**SET EXERCISE**
Your task is to retype the lines between the line with "Write a Python" and the line with "bottom = p.below[0]", inclusive. Copy no pictures and no other lines.

[Source code of charts]
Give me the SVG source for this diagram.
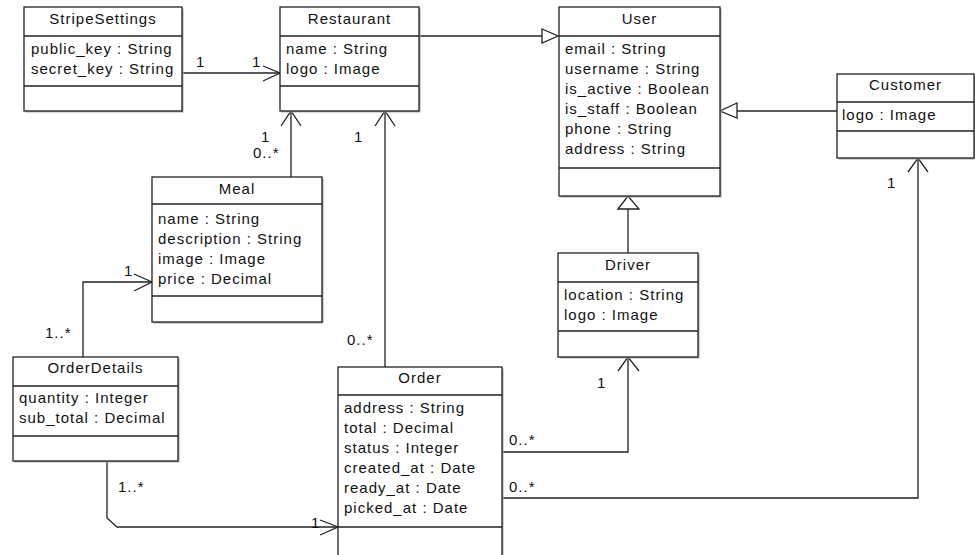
<svg xmlns="http://www.w3.org/2000/svg" width="975" height="555" viewBox="0 0 975 555">
<style>
  .box{fill:#fff;stroke:#222;stroke-width:1.3}
  .sh{fill:#aaa;stroke:none}
  .div{stroke:#222;stroke-width:1.3}
  text{font-family:"Liberation Sans",Arial,sans-serif;font-size:15px;fill:#111;letter-spacing:1px}
  .t{text-anchor:middle}
  .c{fill:none;stroke:#222;stroke-width:1.3}
  .tri{fill:#fff;stroke:#222;stroke-width:1.3}
</style>
<rect width="975" height="555" fill="#fff"/>
<g id="connectors">
  <line class="c" x1="182" y1="73" x2="280" y2="73"/>
  <polyline class="c" points="263,66 280,73 263,81"/>
  <line class="c" x1="419" y1="36" x2="542" y2="36"/>
  <polygon class="tri" points="542,29 558,36 542,43"/>
  <line class="c" x1="837" y1="111" x2="737" y2="111"/>
  <polygon class="tri" points="737,103 720,111 737,118"/>
  <line class="c" x1="628" y1="253" x2="628" y2="209"/>
  <polygon class="tri" points="618,209 628,196 639,209"/>
  <line class="c" x1="291" y1="177" x2="291" y2="111"/>
  <polyline class="c" points="281,126 291,111 301,126"/>
  <line class="c" x1="385" y1="367" x2="385" y2="111"/>
  <polyline class="c" points="375,126 385,111 395,126"/>
  <polyline class="c" points="83,357 83,282 152,282"/>
  <polyline class="c" points="134,274 152,282 134,291"/>
  <polyline class="c" points="107,461 107,518 117,527 338,527"/>
  <polyline class="c" points="320,520 338,527 320,535"/>
  <polyline class="c" points="502,452 628,452 628,357"/>
  <polyline class="c" points="618,371 628,357 639,371"/>
  <polyline class="c" points="502,498 918,498 918,158"/>
  <polyline class="c" points="908,172 918,158 928,172"/>
  <text x="196" y="67">1</text>
  <text x="252" y="67">1</text>
  <text x="261" y="142">1</text>
  <text x="253" y="158">0..*</text>
  <text x="354" y="142">1</text>
  <text x="347" y="345">0..*</text>
  <text x="887" y="188">1</text>
  <text x="124" y="276">1</text>
  <text x="45" y="338">1..*</text>
  <text x="118" y="492">1..*</text>
  <text x="311" y="528">1</text>
  <text x="597" y="388">1</text>
  <text x="509" y="445">0..*</text>
  <text x="509" y="492">0..*</text>
</g>
<g id="StripeSettings">
  <rect class="sh" x="25.5" y="8.5" width="158" height="104"/>
  <rect class="box" x="24" y="7" width="158" height="104"/>
  <line class="div" x1="24" y1="36" x2="182" y2="36"/>
  <line class="div" x1="24" y1="86" x2="182" y2="86"/>
  <text class="t" x="103" y="24">StripeSettings</text>
  <text x="31" y="54">public_key : String</text>
  <text x="31" y="74">secret_key : String</text>
</g>
<g id="Restaurant">
  <rect class="sh" x="281.5" y="8.5" width="139" height="104"/>
  <rect class="box" x="280" y="7" width="139" height="104"/>
  <line class="div" x1="280" y1="36" x2="419" y2="36"/>
  <line class="div" x1="280" y1="86" x2="419" y2="86"/>
  <text class="t" x="349.5" y="24">Restaurant</text>
  <text x="286" y="54">name : String</text>
  <text x="286" y="74">logo : Image</text>
</g>
<g id="User">
  <rect class="sh" x="560.5" y="8.5" width="161" height="189"/>
  <rect class="box" x="559" y="7" width="161" height="189"/>
  <line class="div" x1="559" y1="36" x2="720" y2="36"/>
  <line class="div" x1="559" y1="168" x2="720" y2="168"/>
  <text class="t" x="639.5" y="24">User</text>
  <text x="565" y="54">email : String</text>
  <text x="565" y="74">username : String</text>
  <text x="565" y="94">is_active : Boolean</text>
  <text x="565" y="114">is_staff : Boolean</text>
  <text x="565" y="134">phone : String</text>
  <text x="565" y="154">address : String</text>
</g>
<g id="Customer">
  <rect class="sh" x="838.5" y="75.5" width="137" height="84"/>
  <rect class="box" x="837" y="74" width="137" height="84"/>
  <line class="div" x1="837" y1="102" x2="974" y2="102"/>
  <line class="div" x1="837" y1="131" x2="974" y2="131"/>
  <text class="t" x="905.5" y="90">Customer</text>
  <text x="842" y="120">logo : Image</text>
</g>
<g id="Meal">
  <rect class="sh" x="153.5" y="178.5" width="170" height="145"/>
  <rect class="box" x="152" y="177" width="170" height="145"/>
  <line class="div" x1="152" y1="204" x2="322" y2="204"/>
  <line class="div" x1="152" y1="296" x2="322" y2="296"/>
  <text class="t" x="237" y="194">Meal</text>
  <text x="158" y="224">name : String</text>
  <text x="158" y="244">description : String</text>
  <text x="158" y="264">image : Image</text>
  <text x="158" y="284">price : Decimal</text>
</g>
<g id="Driver">
  <rect class="sh" x="559.5" y="254.5" width="140" height="104"/>
  <rect class="box" x="558" y="253" width="140" height="104"/>
  <line class="div" x1="558" y1="282" x2="698" y2="282"/>
  <line class="div" x1="558" y1="331" x2="698" y2="331"/>
  <text class="t" x="628" y="270">Driver</text>
  <text x="564" y="300">location : String</text>
  <text x="564" y="320">logo : Image</text>
</g>
<g id="OrderDetails">
  <rect class="sh" x="14.5" y="358.5" width="165" height="104"/>
  <rect class="box" x="13" y="357" width="165" height="104"/>
  <line class="div" x1="13" y1="386" x2="178" y2="386"/>
  <line class="div" x1="13" y1="436" x2="178" y2="436"/>
  <text class="t" x="95.5" y="373">OrderDetails</text>
  <text x="19" y="403">quantity : Integer</text>
  <text x="19" y="423">sub_total : Decimal</text>
</g>
<g id="Order">
  <rect class="sh" x="339.5" y="368.5" width="164" height="200"/>
  <rect class="box" x="338" y="367" width="164" height="200"/>
  <line class="div" x1="338" y1="395" x2="502" y2="395"/>
  <line class="div" x1="338" y1="527" x2="502" y2="527"/>
  <text class="t" x="420" y="383">Order</text>
  <text x="344" y="413">address : String</text>
  <text x="344" y="433">total : Decimal</text>
  <text x="344" y="453">status : Integer</text>
  <text x="344" y="473">created_at : Date</text>
  <text x="344" y="493">ready_at : Date</text>
  <text x="344" y="513">picked_at : Date</text>
</g>
</svg>
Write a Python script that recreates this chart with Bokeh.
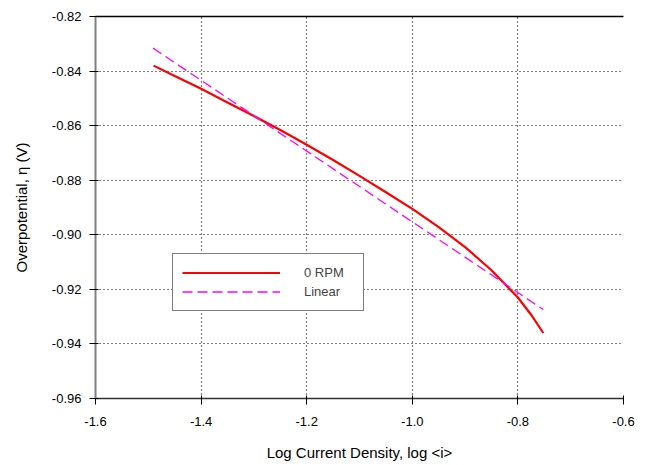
from bokeh.plotting import figure
from bokeh.models import (FixedTicker, NumeralTickFormatter, Legend, LegendItem, Range1d, LinearAxis)
from bokeh.embed import file_html
from bokeh.resources import INLINE

# ---- data ----
rpm0_x = [-1.49, -1.45, -1.40, -1.35, -1.30, -1.25, -1.20, -1.15, -1.10, -1.05,
          -1.00, -0.95, -0.90, -0.85, -0.80, -0.775, -0.752]
rpm0_y = [-0.838, -0.8418, -0.8465, -0.8515, -0.8565, -0.8616, -0.867, -0.8726, -0.8784, -0.8844,
          -0.8905, -0.8972, -0.9045, -0.913, -0.923, -0.9293, -0.936]
linear_x = [-1.491, -0.752]
linear_y = [-0.8316, -0.9274]

x_ticks = [-1.6, -1.4, -1.2, -1.0, -0.8, -0.6]
y_ticks = [-0.96, -0.94, -0.92, -0.90, -0.88, -0.86, -0.84, -0.82]

FONT = "Liberation Sans"

p = figure(width=650, height=465, output_backend="svg", toolbar_location=None,
           x_range=Range1d(-1.6, -0.6), y_range=Range1d(-0.96, -0.82),
           min_border_left=95, min_border_right=27, min_border_top=16, min_border_bottom=67)

p.background_fill_color = "white"
p.border_fill_color = "white"
p.outline_line_color = None

r1 = p.line(rpm0_x, rpm0_y, line_color="#ff0000", line_width=2.2)
r2 = p.line(linear_x, linear_y, line_color="#ff00ff", line_width=1.3, line_dash="10 5")

bottom = p.below[0]

# top border as a bare axis (no ticks, no labels)
top = LinearAxis(ticker=FixedTicker(ticks=[]), major_tick_line_color=None,
                 minor_tick_line_color=None, axis_line_color="black",
                 axis_line_width=1.5)
p.add_layout(top, "above")

# axes
bottom.ticker = FixedTicker(ticks=x_ticks)
p.yaxis.ticker = FixedTicker(ticks=y_ticks)
bottom.formatter = NumeralTickFormatter(format="0.0")
p.yaxis.formatter = NumeralTickFormatter(format="0.00")
bottom.axis_label = "Log Current Density, log <i>"
p.yaxis.axis_label = "Overpotential, η (V)"
for ax in (bottom, p.yaxis[0]):
    ax.axis_label_text_font = FONT
    ax.axis_label_text_font_style = "normal"
    ax.axis_label_text_font_size = "15px"
    ax.axis_label_text_color = "black"
    ax.major_label_text_font = FONT
    ax.major_label_text_font_size = "13px"
    ax.major_label_text_color = "black"
    ax.major_tick_out = 6
    ax.major_tick_in = 3
    ax.major_tick_line_color = "black"
    ax.minor_tick_line_color = None
bottom.axis_line_color = "#303030"
bottom.axis_line_width = 1.5
bottom.major_label_standoff = 12
bottom.axis_label_standoff = 15
p.yaxis.axis_line_color = "#808080"
p.yaxis.axis_line_width = 2
p.yaxis.major_label_standoff = 8
p.yaxis.axis_label_standoff = 19

# grid
for g in (p.xgrid[0], p.ygrid[0]):
    g.grid_line_color = "black"
    g.grid_line_dash = "1 3"
    g.grid_line_width = 1.2
    g.grid_line_alpha = 1.0

legend = Legend(items=[LegendItem(label="0 RPM", renderers=[r1]),
                       LegendItem(label="Linear", renderers=[r2])],
                location=(77, 87))
legend.glyph_width = 98
legend.glyph_height = 19
legend.label_height = 19
legend.label_width = 50
legend.label_standoff = 24
legend.spacing = 0
legend.padding = 9
legend.margin = 0
legend.label_text_font = FONT
legend.label_text_font_size = "13px"
legend.border_line_color = "black"
legend.border_line_width = 1.5
legend.background_fill_color = "white"
legend.background_fill_alpha = 1.0
p.add_layout(legend)

open("out.html", "w").write(file_html(p, INLINE))
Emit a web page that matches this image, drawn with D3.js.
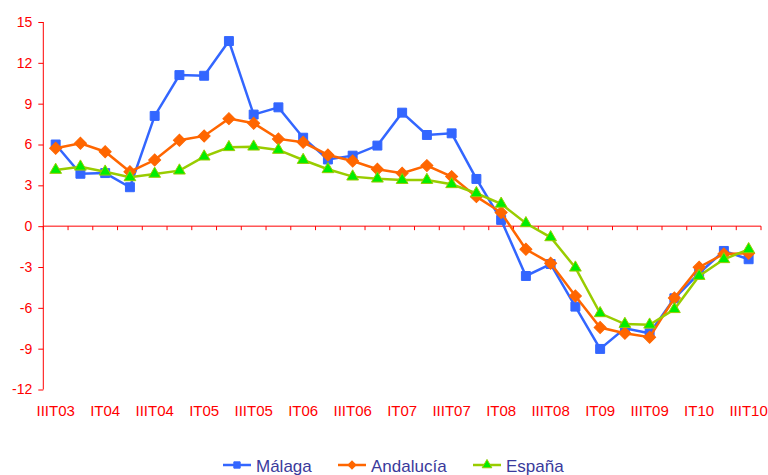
<!DOCTYPE html>
<html>
<head>
<meta charset="utf-8">
<script src="https://cdn.jsdelivr.net/npm/d3@7"></script>
<style>
  body { margin: 0; background: #fff; }
  svg { display: block; font-family: "Liberation Sans", Arial, sans-serif; }
</style>
</head>
<body>
<div id="chart"></div>
<script>
const quarters = ["IIIT03","IVT03","IT04","IIT04","IIIT04","IVT04","IT05","IIT05","IIIT05","IVT05",
  "IT06","IIT06","IIIT06","IVT06","IT07","IIT07","IIIT07","IVT07","IT08","IIT08","IIIT08","IVT08",
  "IT09","IIT09","IIIT09","IVT09","IT10","IIT10","IIIT10"];

const malaga = [6.0, 3.85, 3.9, 2.86, 8.1, 11.1, 11.05, 13.6, 8.2, 8.73, 6.5, 4.9, 5.18, 5.92, 8.34,
  6.7, 6.82, 3.47, 0.46, -3.66, -2.78, -5.91, -9.02, -7.5, -7.87, -5.3, -3.46, -1.82, -2.43];
const andalucia = [5.72, 6.09, 5.47, 4.0, 4.86, 6.31, 6.63, 7.9, 7.56, 6.41, 6.16, 5.23, 4.79, 4.18, 3.89,
  4.45, 3.64, 2.17, 1.0, -1.7, -2.73, -5.13, -7.45, -7.87, -8.16, -5.28, -3.02, -2.04, -1.99];
const espana = [4.13, 4.37, 4.0, 3.59, 3.84, 4.08, 5.11, 5.8, 5.84, 5.6, 4.86, 4.18, 3.64, 3.49, 3.39,
  3.39, 3.08, 2.42, 1.64, 0.21, -0.82, -3.05, -6.4, -7.19, -7.24, -6.1, -3.66, -2.43, -1.7];

const yTicks = [15, 12, 9, 6, 3, 0, -3, -6, -9, -12];

const series = [
  {name: "Málaga", values: malaga, line: "#3366ff", fill: "#3366ff", stroke: "#3366ff", marker: "square"},
  {name: "Andalucía", values: andalucia, line: "#ff6600", fill: "#ff6600", stroke: "#ff6600", marker: "diamond"},
  {name: "España", values: espana, line: "#99cc00", fill: "#00ee00", stroke: "#99cc00", marker: "triangle"}
];

const width = 768, height = 475;
const svg = d3.select("#chart").append("svg")
  .attr("width", width)
  .attr("height", height);

const plot = {left: 43.3, right: 761, top: 22, bottom: 389.5};
const red = "#ff0000";

const x = d3.scaleBand().domain(quarters).range([plot.left, plot.right]);
const y = d3.scaleLinear().domain([-12, 15]).range([plot.bottom, plot.top]);
const cx = d => x(d) + x.bandwidth() / 2;

// y axis
const yAxis = svg.append("g")
  .attr("transform", `translate(${plot.left},0)`)
  .call(d3.axisLeft(y).tickValues(yTicks).tickSize(5).tickPadding(6).tickFormat(d3.format("d")));
yAxis.select(".domain").attr("stroke", red).attr("d", `M0,${y(15)}V${y(-12)}`);
yAxis.selectAll(".tick line").attr("stroke", red);
yAxis.selectAll(".tick text").attr("fill", red).style("font-size", "14px")
  .text(d => d < 0 ? "-" + Math.abs(d) : d);

// x axis at zero, ticks between categories
const xg = svg.append("g").attr("transform", `translate(0,${y(0)})`);
xg.append("line").attr("x1", plot.left).attr("x2", plot.right).attr("stroke", red).attr("stroke-width", 1);
xg.selectAll("line.tk").data(quarters.concat(["_end"])).join("line")
  .attr("class", "tk")
  .attr("x1", (d, i) => i < quarters.length ? x(d) : plot.right)
  .attr("x2", (d, i) => i < quarters.length ? x(d) : plot.right)
  .attr("y1", 0).attr("y2", 4)
  .attr("stroke", red);

// x labels at bottom
svg.append("g").selectAll("text").data(quarters.filter((d, i) => i % 2 === 0)).join("text")
  .attr("x", d => cx(d))
  .attr("y", 416)
  .attr("text-anchor", "middle")
  .attr("fill", red)
  .style("font-size", "15px")
  .text(d => d);

const symbols = {
  square: d3.symbol().type(d3.symbolSquare).size(80),
  diamond: d3.symbol().type(d3.symbolSquare).size(72),
  triangle: d3.symbol().type(d3.symbolTriangle).size(60)
};
const legendSymbols = {
  square: d3.symbol().type(d3.symbolSquare).size(40),
  diamond: d3.symbol().type(d3.symbolSquare).size(32),
  triangle: d3.symbol().type(d3.symbolTriangle).size(40)
};

function drawMarker(g, s, set) {
  return g.append("path").attr("d", set[s.marker]())
    .attr("fill", s.fill).attr("stroke", s.stroke).attr("stroke-width", 1);
}

const line = d3.line().x((d, i) => cx(quarters[i])).y(d => y(d));

series.forEach(s => {
  svg.append("path").datum(s.values)
    .attr("d", line)
    .attr("fill", "none")
    .attr("stroke", s.line)
    .attr("stroke-width", 2.5);
  s.values.forEach((v, i) => {
    const g = svg.append("g").attr("transform", `translate(${cx(quarters[i])},${y(v)})${s.marker === "diamond" ? " rotate(45)" : ""}`);
    drawMarker(g, s, symbols);
  });
});

// legend
const legendX = [223, 338, 473];
const legend = svg.append("g");
series.forEach((s, i) => {
  const g = legend.append("g").attr("transform", `translate(${legendX[i]},465)`);
  g.append("line").attr("x1", 0).attr("x2", 28).attr("stroke", s.line).attr("stroke-width", 2.5);
  const m = g.append("g").attr("transform", `translate(14,0)${s.marker === "diamond" ? " rotate(45)" : ""}`);
  drawMarker(m, s, legendSymbols);
  g.append("text").attr("x", 33).attr("y", 6.5)
    .attr("fill", "#3a3a9c")
    .style("font-size", "17px")
    .text(s.name);
});
</script>
</body>
</html>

**THE SOLUTION**
Write a Python script that recreates this chart with Bokeh.
from bokeh.plotting import figure
from bokeh.models import (FixedTicker, NumeralTickFormatter, Legend, LegendItem, Range1d, LinearAxis)
from bokeh.embed import file_html
from bokeh.resources import INLINE

# ---- data ----
rpm0_x = [-1.49, -1.45, -1.40, -1.35, -1.30, -1.25, -1.20, -1.15, -1.10, -1.05,
          -1.00, -0.95, -0.90, -0.85, -0.80, -0.775, -0.752]
rpm0_y = [-0.838, -0.8418, -0.8465, -0.8515, -0.8565, -0.8616, -0.867, -0.8726, -0.8784, -0.8844,
          -0.8905, -0.8972, -0.9045, -0.913, -0.923, -0.9293, -0.936]
linear_x = [-1.491, -0.752]
linear_y = [-0.8316, -0.9274]

x_ticks = [-1.6, -1.4, -1.2, -1.0, -0.8, -0.6]
y_ticks = [-0.96, -0.94, -0.92, -0.90, -0.88, -0.86, -0.84, -0.82]

FONT = "Liberation Sans"

p = figure(width=650, height=465, output_backend="svg", toolbar_location=None,
           x_range=Range1d(-1.6, -0.6), y_range=Range1d(-0.96, -0.82),
           min_border_left=95, min_border_right=27, min_border_top=16, min_border_bottom=67)

p.background_fill_color = "white"
p.border_fill_color = "white"
p.outline_line_color = None

r1 = p.line(rpm0_x, rpm0_y, line_color="#ff0000", line_width=2.2)
r2 = p.line(linear_x, linear_y, line_color="#ff00ff", line_width=1.3, line_dash="10 5")

bottom = p.below[0]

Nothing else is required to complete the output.